On another site, Courthouse Forum, the following comment about Judge Yaffe was lodged:
The horror stories related by [Roger] Grace in 2001 are mild compared to the manner in which Yaffe has degenerated. In my experience, he has a fascist mentality and a sadist's heart.
In one case, the City denied the existence of a hearing audio tape that was central to the case. The city submitted false declarations under penalty of perjury about the tape's not existing. Petitioner insisted that it saw the meeting being recorded. Two days after Yaffe's adverse ruling, the hearing officer was caught trying to slip the "non-existent" tape back into the achieves. Within the required 10 days, Petitioner brought the tape to Judge Yaffe's attention, reminding him of the prior false representations that the tape did not exist. Rather than hear the Reconsideration Motion, Judge Yaffe promptly dismissed the entire case and refused to even hold a hearing on the perjury and withholding of evidence.
Yaffe acts more like a mob hit man than a jurist. While I doubt he actually kills people ... his job is to kill lawsuits that harm the special interests, primarily developers. The mob analogy is not out of line. The entire superior court system is run more akin to a mob operation than a system of justice.
Lawyers do not have to fear only retaliation from vindictive judges like Yaffe, but from a host of other judges. This systemic corruption of the California judiciary places attorneys ... in a double bind: When they are silent, they endanger the public by allowing men like Yaffe to remain on the bench, but if they speak up, they endanger their other clients to which they owe fiduciary duties.

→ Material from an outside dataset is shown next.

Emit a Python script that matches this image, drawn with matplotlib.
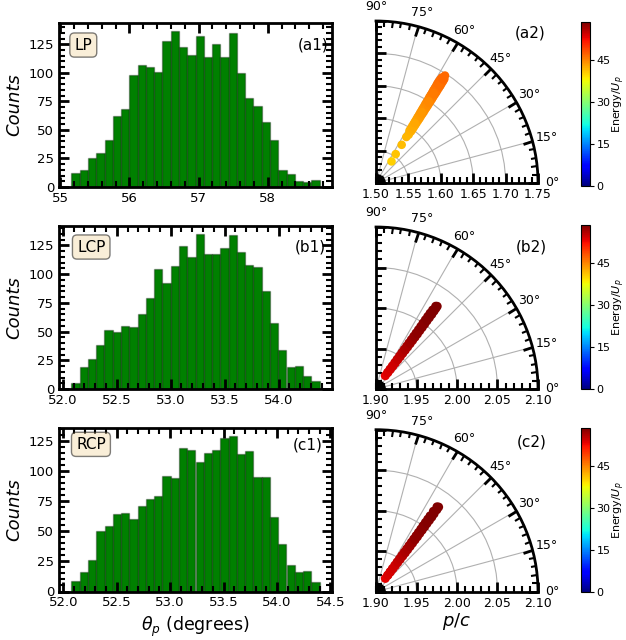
import numpy as np
import matplotlib
matplotlib.use('Agg')
import matplotlib.pyplot as plt
from matplotlib.ticker import AutoMinorLocator, MultipleLocator, FormatStrFormatter

# ---------------- histogram data (30 bins each) ----------------
lp_counts = [12, 15, 25, 30, 41, 62, 68, 98, 107, 105, 101, 128, 137, 123, 116,
             132, 114, 125, 114, 135, 100, 78, 71, 57, 41, 15, 11, 5, 4, 6]
lcp_counts = [5, 19, 26, 38, 51, 50, 55, 54, 65, 79, 104, 92, 107, 124, 115,
              135, 117, 117, 123, 134, 119, 108, 106, 85, 57, 34, 19, 20, 11, 7]
rcp_counts = [9, 16, 26, 50, 54, 64, 65, 60, 71, 77, 79, 96, 94, 119, 117,
              107, 115, 117, 127, 129, 114, 116, 95, 95, 62, 39, 22, 16, 17, 8]
lp_range = (55.16, 58.75)
lcp_range = (52.08, 54.38)
rcp_range = (52.075, 54.40)
hist_tags = ['(a1)', '(b1)', '(c1)']
pol_names = ['LP', 'LCP', 'RCP']

# ---------------- polar scatter data (theta deg, p/c, energy) ----------------
lp_theta = [54.3, 55.7, 56.1, 56.6, 55.9,
            57.4, 57.4, 57.5, 57.5, 57.6, 57.6, 57.7, 57.7, 57.8, 57.8, 57.9, 57.9, 58.0,
            58.0, 58.0, 58.1, 58.1, 58.1, 58.2, 58.2, 58.2, 58.3, 58.3, 58.2, 58.0,
            55.8, 55.8, 55.9, 55.9, 56.0, 56.0, 56.0, 56.1, 56.1, 56.1, 56.2, 56.2, 56.2,
            56.3, 56.3, 56.3, 56.4, 56.4, 56.4, 56.5, 56.5, 56.5, 56.6, 56.6, 56.7,
            57.0, 57.1, 57.1, 57.2, 57.2, 57.3, 57.3]
lp_r = [1.541, 1.554, 1.571, 1.585, 1.590,
        1.596, 1.600, 1.604, 1.608, 1.612, 1.616, 1.620, 1.624, 1.628, 1.632, 1.636, 1.640, 1.644,
        1.648, 1.652, 1.656, 1.660, 1.664, 1.668, 1.672, 1.676, 1.680, 1.684, 1.688, 1.692,
        1.596, 1.600, 1.604, 1.608, 1.612, 1.616, 1.620, 1.624, 1.628, 1.632, 1.636, 1.640, 1.644,
        1.648, 1.652, 1.656, 1.660, 1.664, 1.668, 1.672, 1.676, 1.680, 1.684, 1.688, 1.692,
        1.610, 1.630, 1.650, 1.665, 1.680, 1.690, 1.697]
lp_energy = [40.5, 41.0, 41.5, 42.0, 42.0,
             42.2, 42.4, 42.6, 42.8, 43.0, 43.2, 43.4, 43.6, 43.8, 44.0, 44.2, 44.4, 44.6,
             44.8, 45.0, 45.2, 45.4, 45.6, 45.8, 46.0, 46.2, 46.4, 46.5, 46.6, 46.7,
             42.2, 42.4, 42.6, 42.8, 43.0, 43.2, 43.4, 43.6, 43.8, 44.0, 44.2, 44.4, 44.6,
             44.8, 45.0, 45.2, 45.4, 45.6, 45.8, 46.0, 46.2, 46.4, 46.5, 46.6, 46.7,
             43.0, 43.8, 44.8, 45.6, 46.4, 46.7, 46.8]

lcp_theta = [55.0, 54.9, 54.8, 54.7, 54.6, 54.6, 54.5, 54.5, 54.5, 54.4, 54.4, 54.4,
             54.4, 54.4, 54.4, 54.4, 54.5, 54.5, 54.5, 54.5, 54.4, 54.2,
             54.2, 53.8, 53.6, 53.4, 53.3, 53.2, 53.1, 53.0, 53.0, 53.0, 53.0,
             53.0, 53.0, 53.1, 53.1, 53.1, 53.2, 53.2, 53.2, 53.3, 53.4, 53.5]
lcp_r = [1.920, 1.925, 1.930, 1.935, 1.940, 1.945, 1.950, 1.955, 1.960, 1.965, 1.970, 1.975,
         1.980, 1.985, 1.990, 1.995, 2.000, 2.005, 2.010, 2.015, 2.020, 2.026,
         1.925, 1.930, 1.935, 1.940, 1.945, 1.950, 1.955, 1.960, 1.965, 1.970, 1.975,
         1.980, 1.985, 1.990, 1.995, 2.000, 2.005, 2.010, 2.015, 2.020, 2.024, 2.027]
lcp_energy = [53.5, 53.8, 54.1, 54.4, 54.7, 55.0, 55.3, 55.7, 56.1, 56.5, 56.9, 57.2,
              57.5, 57.7, 57.9, 58.0, 58.1, 58.2, 58.3, 58.4, 58.5, 58.5,
              53.8, 54.1, 54.4, 54.7, 55.0, 55.3, 55.7, 56.1, 56.5, 56.9, 57.2,
              57.5, 57.7, 57.9, 58.0, 58.1, 58.2, 58.3, 58.4, 58.5, 58.5, 58.5]

rcp_theta = [55.0, 54.9, 54.8, 54.7, 54.6, 54.6, 54.5, 54.5, 54.5, 54.4, 54.4, 54.4,
             54.4, 54.4, 54.4, 54.4, 54.5, 54.5, 54.5, 54.5, 54.5, 54.3,
             54.2, 53.8, 53.6, 53.4, 53.3, 53.2, 53.1, 53.0, 53.0, 53.0, 53.0,
             53.0, 53.0, 53.1, 53.1, 53.1, 53.2, 53.2, 53.2, 53.3, 53.4, 53.5]
rcp_r = [1.920, 1.925, 1.930, 1.935, 1.940, 1.945, 1.950, 1.955, 1.960, 1.965, 1.970, 1.975,
         1.980, 1.985, 1.990, 1.995, 2.000, 2.005, 2.010, 2.015, 2.022, 2.029,
         1.925, 1.930, 1.935, 1.940, 1.945, 1.950, 1.955, 1.960, 1.965, 1.970, 1.975,
         1.980, 1.985, 1.990, 1.995, 2.000, 2.005, 2.010, 2.015, 2.020, 2.026, 2.030]
rcp_energy = lcp_energy

pol_rlims = [(1.50, 1.75), (1.90, 2.10), (1.90, 2.10)]
pol_rticks = [[1.50, 1.55, 1.60, 1.65, 1.70, 1.75],
              [1.90, 1.95, 2.00, 2.05, 2.10],
              [1.90, 1.95, 2.00, 2.05, 2.10]]
pol_tags = ['(a2)', '(b2)', '(c2)']
theta_grid = [0, 15, 30, 45, 60, 75, 90]
cbar_ticks = [0, 15, 30, 45]
e_min, e_max = 0.0, 58.6

# ---------------- figure ----------------
W, H = 626, 640
fig = plt.figure(figsize=(W / 100, H / 100), dpi=100)

def fx(px):
    return px / W

def fy(px):
    return 1 - px / H

hist_boxes = [(59, 22.7, 332, 187), (59, 226, 332, 389), (59, 428, 332, 591.5)]
pol_origin_y = [183, 389, 591.7]
pol_R = 162
cbar_boxes = [(580.7, 22.3, 590.3, 185.7), (580.7, 225, 590.3, 389), (580.7, 428, 590.3, 592)]
name_pos = [(0.089, 0.864), (0.118, 0.871), (0.117, 0.900)]
tag1_pos = [(0.93, 0.865), (0.92, 0.873), (0.912, 0.893)]
tag2_pos = [(530, 33), (531.7, 246.7), (531.7, 441.7)]

counts_all = [lp_counts, lcp_counts, rcp_counts]
ranges_all = [lp_range, lcp_range, rcp_range]
thetas_all = [lp_theta, lcp_theta, rcp_theta]
rs_all = [lp_r, lcp_r, rcp_r]
es_all = [lp_energy, lcp_energy, rcp_energy]
msize = [38, 42, 42]

box_props = dict(boxstyle='round', facecolor='wheat', alpha=0.5)

for i in range(3):
    # ---- histogram ----
    x0, y0, x1, y1 = hist_boxes[i]
    ax = fig.add_axes([fx(x0), fy(y1), fx(x1 - x0), (y1 - y0) / H])
    counts = np.array(counts_all[i])
    edges = np.linspace(ranges_all[i][0], ranges_all[i][1], len(counts) + 1)
    ax.bar(edges[:-1], counts, width=np.diff(edges), align='edge',
           color='green', edgecolor=(0, 0, 0, 0.3), linewidth=1)
    ax.yaxis.set_major_locator(MultipleLocator(25))
    if i == 0:
        ax.xaxis.set_major_locator(MultipleLocator(1))
    else:
        ax.xaxis.set_major_locator(MultipleLocator(0.5))
        ax.xaxis.set_major_formatter(FormatStrFormatter('%.1f'))
    ax.xaxis.set_minor_locator(AutoMinorLocator())
    ax.yaxis.set_minor_locator(AutoMinorLocator())
    ax.tick_params(which='both', direction='in', top=True, right=True, labelsize=9.5)
    ax.tick_params(which='major', length=7, width=2)
    ax.tick_params(which='minor', length=4, width=1.5)
    for sp in ax.spines.values():
        sp.set_linewidth(2)
    ax.set_ylabel('Counts', fontsize=13, style='italic')
    ax.text(*tag1_pos[i], hist_tags[i], transform=ax.transAxes, fontsize=11,
            ha='center', va='center')
    ax.text(*name_pos[i], pol_names[i], transform=ax.transAxes, fontsize=11,
            ha='center', va='center', bbox=box_props)
    if i == 2:
        ax.set_xlabel(r'$\theta_p$ (degrees)', fontsize=12.5)

    # ---- polar scatter ----
    oy = pol_origin_y[i]
    pax = fig.add_axes([fx(376), fy(oy), pol_R / W, pol_R / H], projection='polar')
    pax.set_thetamin(0)
    pax.set_thetamax(90)
    pax.set_rlim(*pol_rlims[i])
    pax.set_rticks(pol_rticks[i])
    pax.set_thetagrids(theta_grid)
    pax.xaxis.set_minor_locator(MultipleLocator(np.deg2rad(3)))
    pax.yaxis.set_minor_locator(MultipleLocator(0.01))
    pax.yaxis.set_major_formatter(FormatStrFormatter('%.2f'))
    pax.tick_params(axis='both', which='both', direction='in')
    pax.tick_params(axis='y', which='both', left=True, right=True)
    pax.tick_params(axis='x', which='both', bottom=True, top=True)
    pax.tick_params(which='major', length=7, width=2)
    pax.tick_params(which='minor', length=4, width=1.5)
    pax.tick_params(axis='both', which='major', labelsize=9,
                    grid_color='#b0b0b0', grid_linewidth=0.8)
    for sp in pax.spines.values():
        sp.set_linewidth(2)
    sc = pax.scatter(np.deg2rad(thetas_all[i]), rs_all[i], c=es_all[i], cmap='jet',
                     vmin=e_min, vmax=e_max, s=msize[i], edgecolors='none', zorder=3)
    pax.set_rlim(*pol_rlims[i])
    fig.text(fx(tag2_pos[i][0]), fy(tag2_pos[i][1]), pol_tags[i], fontsize=11,
             ha='center', va='center')

    # ---- colorbar ----
    c0, cy0, c1, cy1 = cbar_boxes[i]
    cax = fig.add_axes([fx(c0), fy(cy1), fx(c1 - c0), (cy1 - cy0) / H])
    cb = fig.colorbar(sc, cax=cax, ticks=cbar_ticks)
    cb.ax.tick_params(labelsize=8, length=3, pad=1.5)
    cb.set_label('Energy/$U_p$', fontsize=8, labelpad=0)

fig.text(fx(457), fy(622), '$p/c$', fontsize=13, ha='center', va='center')

fig.savefig('out.png', dpi=100)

More observations about Yaffe here.

David Yaffe swore an oath to defend the Constitution. If he is found to have violated that oath, he must be held fully accountable.


"The Flaying Of The Corrupt Judge Sisamnes"

1498-1499
Oil on panel
Bruges, Groenige Museum
http://www.aiwaz.net/gallery/flaying-of-the-corrupt-judge-sisamnes/gi637c101

Image credit: "There was a crooked man ..."
Scott Gustafson
http://www.scottgustafson.com/Gallery_DR_NR_CM.html

2 comments:

Anonymous said...

I believe that the best description of David P. Yaffe is that he is like Roland Freisler of Nazi court fame, except that Yaffe is merely a wannabe with tiny testicles. Unfortunately, there is no war going on, so when Yaffe runs back into his courtroom to secure his precious documents, he's unlikely to be felled by a 500-pound Allied bomb (as Freisler was).

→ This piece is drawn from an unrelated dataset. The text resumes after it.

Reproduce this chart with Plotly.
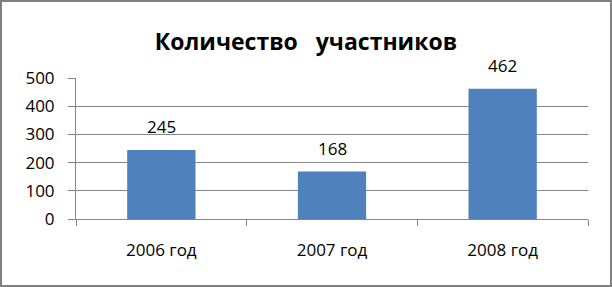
import plotly.graph_objects as go

categories = ["2006 год", "2007 год", "2008 год"]
values = [245, 168, 462]
title_text = "Количество   участников"
y_ticks = [0, 100, 200, 300, 400, 500]

W, H = 612, 287
ml, mr, mt, mb = 76, 24, 78, 68
pw, ph = W - ml - mr, H - mt - mb

fig = go.Figure()
fig.add_trace(go.Bar(
    x=categories, y=values,
    marker=dict(color="#4F81BD", line=dict(width=0)),
    width=0.4,
    showlegend=False,
))

for c, v in zip(categories, values):
    fig.add_annotation(x=c, y=v, text=str(v), showarrow=False,
                       yanchor="bottom", yshift=10,
                       font=dict(family="Open Sans", size=17, color="#000000"))

# outer frame
fig.add_shape(type="rect", xref="paper", yref="paper",
              x0=(-ml + 1) / pw, x1=(W - ml - 1) / pw,
              y0=(-mb + 1) / ph, y1=(H - mb - 1) / ph,
              line=dict(color="#808080", width=2), fillcolor="rgba(0,0,0,0)",
              layer="above")

fig.update_layout(
    width=W, height=H,
    margin=dict(l=ml, r=mr, t=mt, b=mb, pad=0),
    paper_bgcolor="white", plot_bgcolor="white",
    font=dict(family="Open Sans", size=17, color="#000000"),
    title=dict(text="<b>" + title_text + "</b>", x=0.5, xanchor="center",
               xref="container",
               y=1 - 42 / H, yanchor="middle", yref="container",
               font=dict(family="Open Sans", size=23, color="#000000")),
    bargap=0.6,
    xaxis=dict(
        type="category", tickson="boundaries",
        showline=True, linecolor="#868686", linewidth=1,
        ticks="outside", ticklen=6, tickcolor="#868686",
        showgrid=False, ticklabelstandoff=16,
        tickfont=dict(family="Open Sans", size=17, color="#000000"),
    ),
    yaxis=dict(
        range=[0, 500], tickvals=y_ticks,
        showline=True, linecolor="#868686", linewidth=1,
        ticks="outside", ticklen=7, tickcolor="#868686",
        showgrid=True, gridcolor="#868686", gridwidth=1,
        zeroline=False, ticklabelstandoff=10,
        tickfont=dict(family="Open Sans", size=17, color="#000000"),
    ),
)

fig.write_html("out.html")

Yaffe has no business being on the bench. If he somehow remains, his courtroom decor should be changed to "pink" or even "brown".

Yaffe has humiliated himself and possibly left his family on the brink of destitution. His whole life as a jurist is for naught; he will remembered as a very small and ignorant man. There is not one positive thing that can be said about his life.

The world would have been far better off had he not even been born.

Brian O. Franklin

joebanana said...

Well stated Brian, I concur. But I believe every "nice", and "legal" way to resolve this, has been exhausted. It's time for pitchforks and torches, this criminal needs to be dragged off that bench and hung. If we do one a week, eventually the rest might catch on.
Got any better ideas?
It's more than obvious, the "system" isn't going to do anything, except keep ignoring it. Every damn one of those that has the duty to act on these crimes, has been notified, and is aware of these horrific crimes, but chooses to do nothing. And, even if they did show an interest, they're criminals too, so who's gonna prosecute?